### What to do
Can you transcribe the data exactly? Leave the pictures out.

### Data block
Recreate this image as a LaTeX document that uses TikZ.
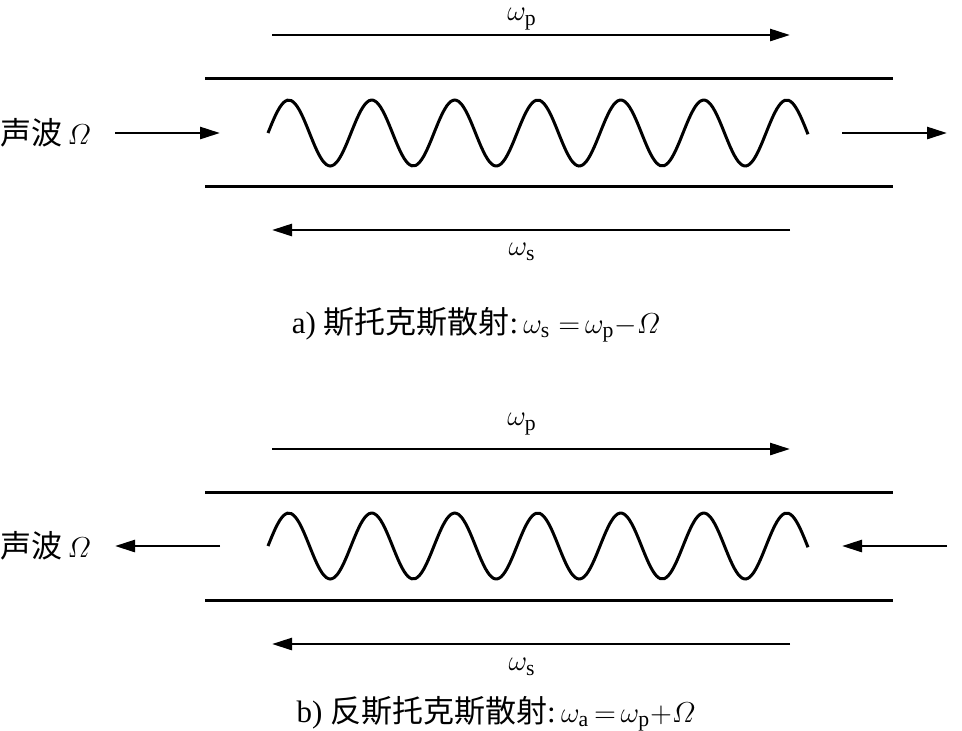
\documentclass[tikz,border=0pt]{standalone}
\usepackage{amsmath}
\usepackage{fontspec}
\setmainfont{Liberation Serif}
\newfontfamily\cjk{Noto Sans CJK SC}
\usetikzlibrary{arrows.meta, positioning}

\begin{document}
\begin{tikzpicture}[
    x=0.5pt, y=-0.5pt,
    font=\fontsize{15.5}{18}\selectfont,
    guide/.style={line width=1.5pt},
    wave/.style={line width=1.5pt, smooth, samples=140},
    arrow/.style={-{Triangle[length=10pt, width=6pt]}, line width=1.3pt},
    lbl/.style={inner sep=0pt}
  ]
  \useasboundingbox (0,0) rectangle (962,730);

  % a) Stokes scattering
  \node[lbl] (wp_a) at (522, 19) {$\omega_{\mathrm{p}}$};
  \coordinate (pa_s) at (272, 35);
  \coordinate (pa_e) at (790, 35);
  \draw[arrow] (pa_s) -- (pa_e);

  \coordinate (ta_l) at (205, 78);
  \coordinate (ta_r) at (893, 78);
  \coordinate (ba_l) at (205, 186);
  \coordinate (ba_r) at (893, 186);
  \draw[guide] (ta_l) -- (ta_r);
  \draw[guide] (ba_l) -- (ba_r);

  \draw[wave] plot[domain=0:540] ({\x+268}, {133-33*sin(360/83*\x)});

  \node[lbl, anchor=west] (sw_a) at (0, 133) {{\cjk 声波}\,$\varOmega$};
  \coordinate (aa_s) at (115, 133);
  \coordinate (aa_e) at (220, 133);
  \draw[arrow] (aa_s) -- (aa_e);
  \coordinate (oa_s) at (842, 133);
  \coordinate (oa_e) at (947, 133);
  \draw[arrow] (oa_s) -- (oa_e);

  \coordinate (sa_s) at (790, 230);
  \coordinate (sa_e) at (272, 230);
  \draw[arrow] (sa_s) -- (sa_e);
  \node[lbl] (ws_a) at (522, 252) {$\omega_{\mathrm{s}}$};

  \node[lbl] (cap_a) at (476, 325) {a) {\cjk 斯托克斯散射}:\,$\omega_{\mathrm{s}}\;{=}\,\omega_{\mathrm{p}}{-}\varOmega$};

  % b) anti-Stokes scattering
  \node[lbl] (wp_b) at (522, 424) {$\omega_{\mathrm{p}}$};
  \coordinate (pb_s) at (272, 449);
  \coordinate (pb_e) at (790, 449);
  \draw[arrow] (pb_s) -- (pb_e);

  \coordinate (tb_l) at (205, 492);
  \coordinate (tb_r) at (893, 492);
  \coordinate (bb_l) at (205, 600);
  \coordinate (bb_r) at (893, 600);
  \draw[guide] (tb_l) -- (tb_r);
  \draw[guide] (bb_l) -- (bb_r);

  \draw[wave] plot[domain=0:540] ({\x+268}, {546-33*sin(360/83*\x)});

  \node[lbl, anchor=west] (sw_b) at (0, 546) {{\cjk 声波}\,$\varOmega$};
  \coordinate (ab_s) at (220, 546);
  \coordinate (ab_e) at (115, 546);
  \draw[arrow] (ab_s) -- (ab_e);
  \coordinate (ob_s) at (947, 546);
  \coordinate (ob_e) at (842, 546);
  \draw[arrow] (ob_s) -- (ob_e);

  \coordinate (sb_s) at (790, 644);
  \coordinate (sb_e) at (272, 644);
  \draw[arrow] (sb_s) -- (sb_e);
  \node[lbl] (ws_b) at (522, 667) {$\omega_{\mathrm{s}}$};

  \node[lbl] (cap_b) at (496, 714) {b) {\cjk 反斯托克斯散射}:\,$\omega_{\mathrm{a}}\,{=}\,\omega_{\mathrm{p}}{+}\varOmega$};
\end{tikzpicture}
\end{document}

### Response for this exercise
Recreate this image as a LaTeX document that uses TikZ.
\documentclass[tikz,border=0pt]{standalone}
\usepackage{amsmath}
\usepackage{fontspec}
\setmainfont{Liberation Serif}
\newfontfamily\cjk{Noto Sans CJK SC}
\usetikzlibrary{arrows.meta, positioning}

\begin{document}
\begin{tikzpicture}[
    x=0.5pt, y=-0.5pt,
    font=\fontsize{15.5}{18}\selectfont,
    guide/.style={line width=1.5pt},
    wave/.style={line width=1.5pt, smooth, samples=140},
    arrow/.style={-{Triangle[length=10pt, width=6pt]}, line width=1.3pt},
    lbl/.style={inner sep=0pt}
  ]
  \useasboundingbox (0,0) rectangle (962,730);

  % a) Stokes scattering
  \node[lbl] (wp_a) at (522, 19) {$\omega_{\mathrm{p}}$};
  \coordinate (pa_s) at (272, 35);
  \coordinate (pa_e) at (790, 35);
  \draw[arrow] (pa_s) -- (pa_e);

  \coordinate (ta_l) at (205, 78);
  \coordinate (ta_r) at (893, 78);
  \coordinate (ba_l) at (205, 186);
  \coordinate (ba_r) at (893, 186);
  \draw[guide] (ta_l) -- (ta_r);
  \draw[guide] (ba_l) -- (ba_r);

  \draw[wave] plot[domain=0:540] ({\x+268}, {133-33*sin(360/83*\x)});

  \node[lbl, anchor=west] (sw_a) at (0, 133) {{\cjk 声波}\,$\varOmega$};
  \coordinate (aa_s) at (115, 133);
  \coordinate (aa_e) at (220, 133);
  \draw[arrow] (aa_s) -- (aa_e);
  \coordinate (oa_s) at (842, 133);
  \coordinate (oa_e) at (947, 133);
  \draw[arrow] (oa_s) -- (oa_e);

  \coordinate (sa_s) at (790, 230);
  \coordinate (sa_e) at (272, 230);
  \draw[arrow] (sa_s) -- (sa_e);
  \node[lbl] (ws_a) at (522, 252) {$\omega_{\mathrm{s}}$};

  \node[lbl] (cap_a) at (476, 325) {a) {\cjk 斯托克斯散射}:\,$\omega_{\mathrm{s}}\;{=}\,\omega_{\mathrm{p}}{-}\varOmega$};

  % b) anti-Stokes scattering
  \node[lbl] (wp_b) at (522, 424) {$\omega_{\mathrm{p}}$};
  \coordinate (pb_s) at (272, 449);
  \coordinate (pb_e) at (790, 449);
  \draw[arrow] (pb_s) -- (pb_e);

  \coordinate (tb_l) at (205, 492);
  \coordinate (tb_r) at (893, 492);
  \coordinate (bb_l) at (205, 600);
  \coordinate (bb_r) at (893, 600);
  \draw[guide] (tb_l) -- (tb_r);
  \draw[guide] (bb_l) -- (bb_r);

  \draw[wave] plot[domain=0:540] ({\x+268}, {546-33*sin(360/83*\x)});

  \node[lbl, anchor=west] (sw_b) at (0, 546) {{\cjk 声波}\,$\varOmega$};
  \coordinate (ab_s) at (220, 546);
  \coordinate (ab_e) at (115, 546);
  \draw[arrow] (ab_s) -- (ab_e);
  \coordinate (ob_s) at (947, 546);
  \coordinate (ob_e) at (842, 546);
  \draw[arrow] (ob_s) -- (ob_e);

  \coordinate (sb_s) at (790, 644);
  \coordinate (sb_e) at (272, 644);
  \draw[arrow] (sb_s) -- (sb_e);
  \node[lbl] (ws_b) at (522, 667) {$\omega_{\mathrm{s}}$};

  \node[lbl] (cap_b) at (496, 714) {b) {\cjk 反斯托克斯散射}:\,$\omega_{\mathrm{a}}\,{=}\,\omega_{\mathrm{p}}{+}\varOmega$};
\end{tikzpicture}
\end{document}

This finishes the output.